Peter Considers Student Learning
Looking back at the end of the course Peter shared
his observations on student learning over time.


Owning Criteria
for Quality Work
By the end of the course, students were designing all scoring guides as a class. They identified elements, set criteria and scores together, reaching agreement and sometimes setting higher standards than Peter would have alone. Peter saw that this involvement with establishing criteria led to greater agreement between his score and a student's own assessment. By the end of the course, it was rare when the two scores, his and a student's, weren't equivalent.
Distinguishing Relevant Information

Peter found that by the third Global Challenge, students' ability to distinguish relevant information pertinent to the challenge question improved significantly.
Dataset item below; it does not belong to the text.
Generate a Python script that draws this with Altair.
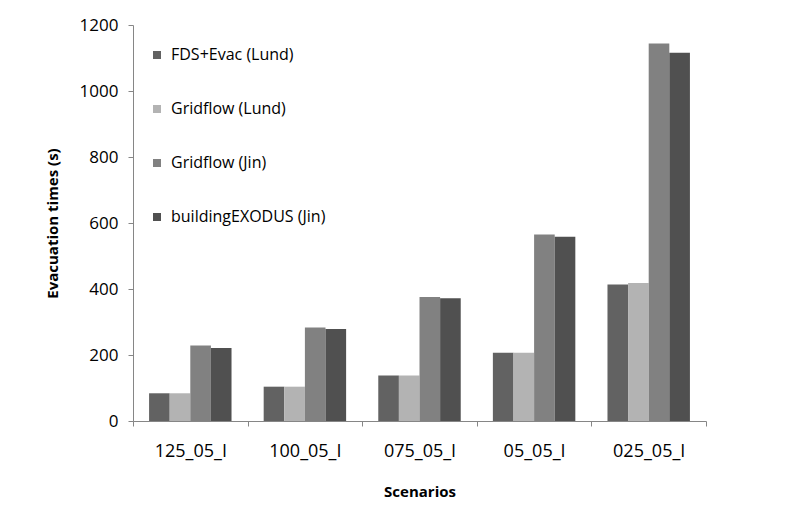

"But my sense is that they move fairly quickly into deciding what was relevant and what wasn't. I mean there was a lot of extraneous stuff in that first one, where students were just, you know, looking at what caught their eye. I'd ask, 'Well, why is that important? Why...why do you care about that?' And I'd get 'I don't know. . .it's there.'

He also saw greater depth in student thinking during analysis and evaluation of the research data.

Producing Quality
Work
Peter reported significant improvement in student attention to detail as the course progressed. Students were given options to resubmit and revise portions of the work required in the subsequent Global Challenges for up to 90 percent of the possible score. Many students took advantage of the option and made the extra effort to submit an improved final product.